The city of Austin, Texas is unique in its own right and stands apart among the rest – known for its iconic music scene, booming tech industry and, not to mention, being the fastest growing of the 50 largest US cities in the country. What is so rarely mentioned, however, is the knowledge of this great city just outside the Bee Cave city limits of Spanish Oaks – until now.

Thanks to a new study by the Brookings Institution as reported by the Wall Street Journal, Austin is now considered a ‘knowledgeable capital’ with a similar economy to that of Boston, Massachusetts. According to the article, about half of the world’s seven billion people now live in cities, and two-thirds are expected to do so by mid-century. However, some cities are more intelligent than others. Enter Austin.

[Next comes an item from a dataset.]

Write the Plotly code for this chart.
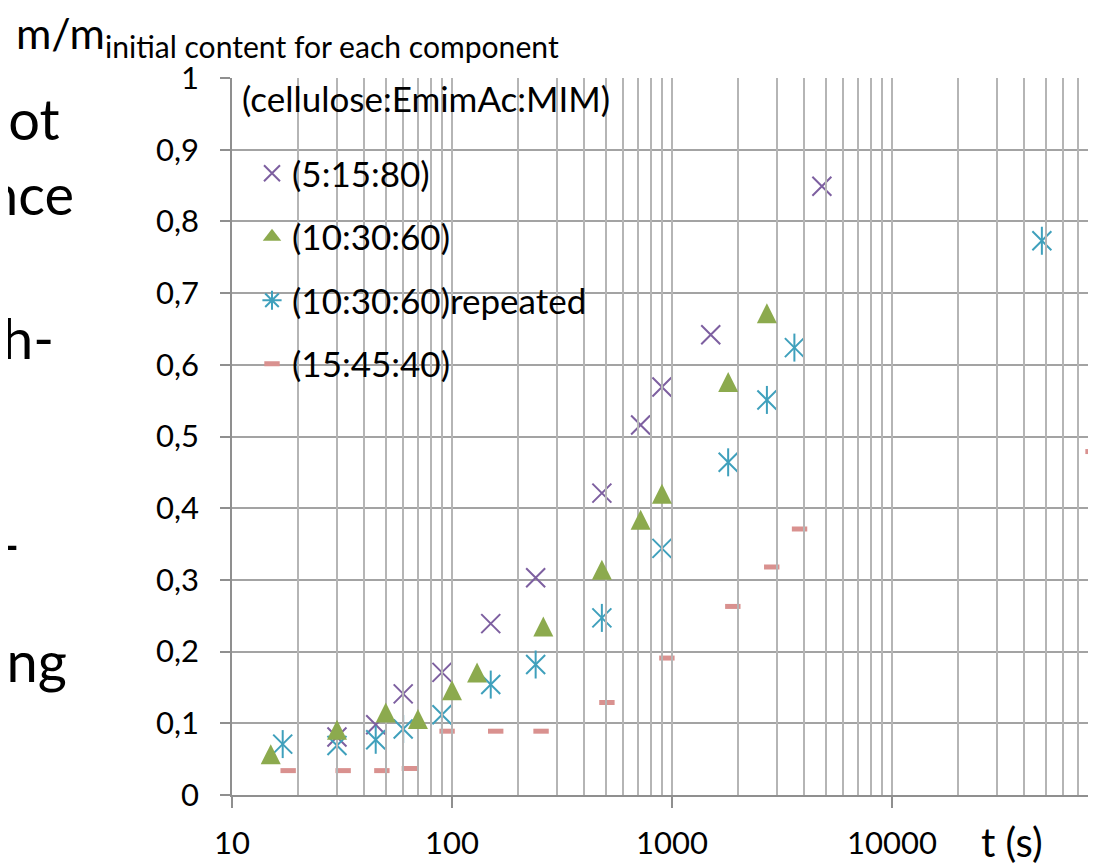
import plotly.graph_objects as go

# ---------------- data ----------------
t_5_15_80 = [30, 45, 60, 90, 150, 240, 480, 720, 900, 1500, 4800]
m_5_15_80 = [0.081, 0.098, 0.141, 0.171, 0.239, 0.303, 0.421, 0.516, 0.569, 0.642, 0.849]

t_10_30_60 = [15, 30, 50, 70, 100, 130, 260, 480, 720, 900, 1800, 2700]
m_10_30_60 = [0.057, 0.091, 0.115, 0.106, 0.146, 0.171, 0.235, 0.314, 0.384, 0.420, 0.576, 0.672]

t_10_30_60_rep = [17, 30, 45, 60, 90, 150, 240, 480, 900, 1800, 2700, 3600, 48000]
m_10_30_60_rep = [0.071, 0.069, 0.077, 0.092, 0.112, 0.154, 0.182, 0.247, 0.344, 0.464, 0.551, 0.624, 0.773]

t_15_45_40 = [18, 32, 48, 64, 95, 158, 254, 506, 948, 1890, 2840, 3800, 82000]
m_15_45_40 = [0.034, 0.034, 0.034, 0.037, 0.089, 0.089, 0.089, 0.129, 0.191, 0.263, 0.318, 0.371, 0.479]

series_names = ["(5:15:80)", "(10:30:60)", "(10:30:60)repeated", "(15:45:40)"]
legend_title = "(cellulose:EmimAc:MIM)"

x_tick_vals = [10, 100, 1000, 10000]
x_tick_text = ["10", "100", "1000", "10000"]
y_tick_vals = [0, 0.1, 0.2, 0.3, 0.4, 0.5, 0.6, 0.7, 0.8, 0.9, 1]
y_tick_text = ["0", "0,1", "0,2", "0,3", "0,4", "0,5", "0,6", "0,7", "0,8", "0,9", "1"]

side_fragments = ["not", "nce", "h-", "-", "ing"]

# ---------------- style ----------------
PURPLE = "#7D5FA0"
GREEN = "#8CAA4E"
TEAL = "#3FA0BC"
PINK = "#D9918F"
GRIDX = "#B5B5B5"
GRIDY = "#A3A3A3"
AXIS = "#8F8F8F"
FONT = "Lato"

OFF = 8                 # page body margin: the figure starts at (8, 8) in the window
W, H = 1096 - OFF, 865 - OFF
L, R, T, B = 232 - OFF, 0, 78 - OFF, 70
PW = W - L - R          # 864 px -> 220 px per decade
PH = H - T - B          # 717 px for 0..1
SHIFT = 10              # px: arrow marker apex sits on the point -> raise its axis by half a marker


def px_x(page_px):
    return (page_px - OFF - L) / PW


def px_y(page_py):
    return (H - B - (page_py - OFF)) / PH


fig = go.Figure()

fig.add_trace(go.Scatter(
    x=t_5_15_80, y=m_5_15_80, mode="markers", name=series_names[0],
    legendgroup="a", legendrank=1,
    marker=dict(symbol="x-thin-open", size=19, color=PURPLE, line=dict(width=2, color=PURPLE)),
    cliponaxis=False,
))

# triangles (apex-anchored arrow markers on a twin axis raised by SHIFT px)
fig.add_trace(go.Scatter(
    x=t_10_30_60, y=m_10_30_60, mode="markers", name=series_names[1],
    yaxis="y2", showlegend=False, legendgroup="b",
    marker=dict(symbol="arrow-up", size=20, color=GREEN, line=dict(width=0)),
    cliponaxis=False,
))
fig.add_trace(go.Scatter(
    x=[None], y=[None], mode="markers", name=series_names[1],
    legendgroup="b", legendrank=2,
    marker=dict(symbol="triangle-up", size=16, color=GREEN, line=dict(width=0)),
))

# asterisks: X + vertical bar
fig.add_trace(go.Scatter(
    x=t_10_30_60_rep, y=m_10_30_60_rep, mode="markers", name=series_names[2],
    showlegend=False, legendgroup="c",
    marker=dict(symbol="x-thin-open", size=19, color=TEAL, line=dict(width=2, color=TEAL)),
    cliponaxis=False,
))
fig.add_trace(go.Scatter(
    x=t_10_30_60_rep, y=m_10_30_60_rep, mode="markers", name=series_names[2],
    showlegend=False, legendgroup="c",
    marker=dict(symbol="line-ns-open", size=20, color=TEAL, line=dict(width=2, color=TEAL)),
    cliponaxis=False,
))
fig.add_trace(go.Scatter(
    x=[None], y=[None], mode="markers", name=series_names[2],
    legendgroup="c", legendrank=3,
    marker=dict(symbol="asterisk-open", size=16, color=TEAL, line=dict(width=2, color=TEAL)),
))

fig.add_trace(go.Scatter(
    x=t_15_45_40, y=m_15_45_40, mode="markers", name=series_names[3],
    legendgroup="d", legendrank=4,
    marker=dict(symbol="line-ew-open", size=11, color=PINK, line=dict(width=5, color=PINK)),
    cliponaxis=False,
))

minor_vals = [m * 10 ** e for e in range(1, 5) for m in range(2, 10)]

fig.update_layout(
    template="none",
    width=W, height=H,
    margin=dict(l=L, r=R, t=T, b=B, pad=0, autoexpand=False),
    paper_bgcolor="white", plot_bgcolor="rgba(0,0,0,0)",
    font=dict(family=FONT, size=31, color="black"),
    showlegend=True,
    legend=dict(
        x=px_x(252), y=px_y(144), xanchor="left", yanchor="top",
        bgcolor="rgba(0,0,0,0)", borderwidth=0,
        font=dict(family=FONT, size=35, color="black"),
        tracegroupgap=15, traceorder="grouped",
    ),
    xaxis=dict(
        type="log", range=[1, 1 + PW / 220.0], automargin=False,
        tickmode="array", tickvals=x_tick_vals, ticktext=x_tick_text,
        showgrid=True, gridcolor=GRIDX, gridwidth=1.5,
        minor=dict(tickmode="array", tickvals=minor_vals, showgrid=True,
                   gridcolor=GRIDX, gridwidth=1.5, ticks=""),
        showline=True, linecolor=AXIS, linewidth=1.5,
        ticks="outside", ticklen=11, tickwidth=1.5, tickcolor=AXIS,
        ticklabelstandoff=9,
        zeroline=False, anchor="y",
        tickfont=dict(family=FONT, size=31, color="black"),
    ),
    yaxis=dict(
        domain=[0, 1], range=[0, 1], automargin=False,
        tickmode="array", tickvals=y_tick_vals, ticktext=y_tick_text,
        showgrid=True, gridcolor=GRIDY, gridwidth=1.5,
        showline=True, linecolor=AXIS, linewidth=1.5,
        ticks="outside", ticklen=10, tickwidth=1.5, tickcolor=AXIS,
        ticklabelstandoff=15,
        zeroline=False, anchor="x",
        tickfont=dict(family=FONT, size=31, color="black"),
    ),
    yaxis2=dict(
        domain=[SHIFT / PH, 1], range=[0, (PH - SHIFT) / PH], anchor="x",
        visible=False, showgrid=False, zeroline=False, automargin=False,
    ),
)

annotations = [
    dict(text="m/m<sub>initial content for each component</sub>", xref="paper", yref="paper",
         x=px_x(14), y=px_y(36), xanchor="left", yanchor="middle",
         showarrow=False, font=dict(family=FONT, size=43, color="black")),
    dict(text="t (s)", xref="paper", yref="paper",
         x=px_x(1012), y=px_y(842), xanchor="center", yanchor="middle",
         showarrow=False, font=dict(family=FONT, size=40, color="black")),
    dict(text=legend_title, xref="paper", yref="paper",
         x=px_x(240), y=px_y(98), xanchor="left", yanchor="middle",
         showarrow=False, font=dict(family=FONT, size=35, color="black")),
]

frag_pos = [(62, 118), (76, 193), (56, 338), (22, 543), (69, 660)]
for txt, (rx, cy) in zip(side_fragments, frag_pos):
    annotations.append(dict(
        text=txt, xref="paper", yref="paper",
        x=px_x(rx), y=px_y(cy), xanchor="right", yanchor="middle",
        showarrow=False, font=dict(family=FONT, size=56, color="black")))

fig.update_layout(annotations=annotations)

fig.write_html("out.html")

In this particular study, the analysis went outside the box of the simple factors like cost and livability and, instead, focused on the broader concept of a large city and a surrounding region “linked by daily economic life.” A great example would be the large city of Austin and the surrounding region of West Austin and Bee Cave. The research included looking at 22 economic measures and 13 others to gauge innovation, talent (college-educated share of adults) and infrastructure. What makes Austin’s economy like Boston’s is what lies within that economy and its output.

It’s no secret the city of Austin is booming and this study is just one of many examples. In January 2016, Forbes named Austin ‘America’s next boomtown.’ Looking at the 53 largest metro areas in the country, Forbes determined Austin, Texas was one of those that had the best chance of prospering in the next decade – and rightfully, so.

Many signs still point to a boom for Austin, including:

  • 2 percent population increase from 2010 to 2014
  • 43 percent of the current population ages 25 to 44 have at least a bachelor’s degree
  • A 19.1 percent increase in the local job count in the past five years

Overall, this recent news on Austin’s economy is a positive one – showing that Texas remains the land of opportunity, and the cities of Austin and Bee Cave are at both part of this economy and benefiting from its expansion.